Eli Manning Would Like to Take This Moment to Remind Everyone He Beat Tom Brady in Super Bowls
NY Post - He never brings it up. But that does not mean it does not come up in conversation.
Eli Manning is the only quarterback alive who has this over Tom Brady — the seemingly ageless wonder who is headed to his 10th Super Bowl, his first with the Buccaneers. Brady is 6-3 in his previous Super Bowl appearances, all with the Patriots, and the first two losses came at the hands of Manning and the Giants.
With so much (deserved) discussion this week about Brady, 43, as the best to ever do it, Manning will forever be 2-0 against him on the biggest stage.
Not bad.
“It’s one of those things, it’s not something I ever say or ever think a lot about,’’ Manning told The Post on Tuesday. “I’ve been around Tom numerous times, and I’ve never brought up a Super Bowl or our games versus them. He actually brings it up. It still bothers him a little bit, especially the ’07 one when they had the chance to go down as the greatest team of all time.
“But I don’t have any bragging rights with Tom. This is his 10th Super Bowl, and I’m so impressed with his whole career.’’
Manning was the MVP of the Super Bowls after the 2007 and 2011 seasons.
Goddammit, Eli.
Just when I - and I think I speak for a fair percentage of other Massholes - was just starting to wrap my heart around the idea of Tom Brady winning his seventh ring in some seedy, run down, podunk berg of strip malls and strip clubs in America's Wang, the runt of the Manning litter has to casually drop in to remind us of the worst parts of 20 years of triumph.
But not just chime in and remind us of this. Treat us like imbeciles by pretending that it's not what he's doing. "What's that you asked? The two what I beat Brady in? Su-super Bowls? What Super Bowls? Oh, right. Those Super Bowls. I hadn't thought about them in a while. But you know who always brings them up? Tom Brady. He always brings up the two times I beat him in those two Super Bowls. Meaning the ones I beat him in. … " He probably was holding the MVP trophies up in front of the Zoom call when he said it.
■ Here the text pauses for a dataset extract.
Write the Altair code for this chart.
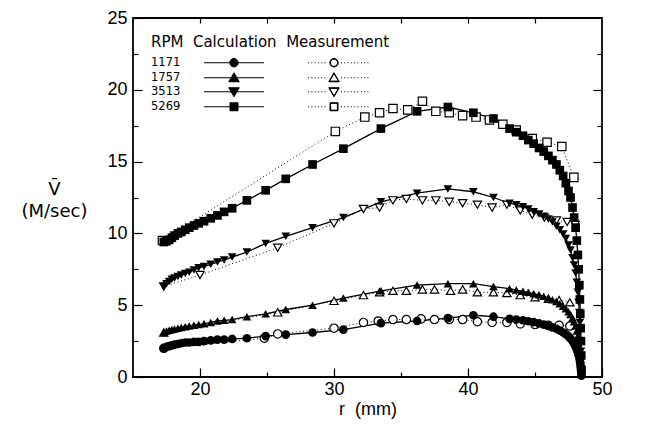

Here's an idea. It's just crazy enough to work. If you want to claim not to have bragging rights, don't brag. It's better to say nothing and be thought a bragger than to open one's mouth and remove all doubt. "Yeah, my very good friend that I have nothing to lord over often calls me and brings up that time he almost had a perfect season. Did you ask me about that? The time they were one drive away from being the greatest team of all time? No? Oh. Forget I mentioned it." Fuck me with a Lomardi wrapped in a copyrighted 19-0 sweatshirt.
Am I saying Eli doesn't have the right to rub Brady's perfectly formed nose in those wins? Of course not. To the victors go the spoils. Throughout history no conqueror was worth fighting for if he didn't demand his/her vanquished foes pay tribute. All of New England has to bend the knee to this .500 quarterback and that's just the way it will be for all eternity. Even though, as I've pointed out before he is no Hall of Famer and only led the league in a category three times, and they were all interceptions. He has upper hand and always will. What's done can't be undone.
All I am saying is that this is no time for him to bring it up. This is Brady's moment. No one wants to hear from the high school baseball player in Springsteen's "Glory Days." Now is not the time for Eli to tell the story about the time he scored four touchdowns in a single game for Polk High. Dammit all.
But while we're on the subject, it's been 13 years. Thirteen. And I'm still not over the 18-1 game. I've told this story before but it bears repeating. I had taken the day after that game off from my day job for the sole purpose of spending the day on Barstool celebrating. Before I could even sit down to write a Knee Jerk, I decided to take the Irish Rose out to see a matinee. Because I figured at the very least, they're not going to interrupt a movie to show the David Tyree catch. We ended up seeing "Cloverfield." I guess because I was in the mood to see Manhattan get stomped into the ground. By the time I got back onto the Stool around midday, Dave and all the other writers were ending their posts with "P.S. I think Jerry is dead."
That weekend, Barstool had a Mardi Gra party in Boston. One in which the models were all wearing painted on shirts, like the SI Swimsuit models. One of the regular readers and I spent the better part of the night in the corner pounding beers, pouring out our souls to one another and generally wallowing in misery. Eventually the guy said, "You realize there are hot topless models all around us and we're not even noticing them?" We agreed we were incapable of enjoyment of any kind at that point. I wondered how long Super Bowl XLII would bother me. It still does. So shut up about it already, Manning.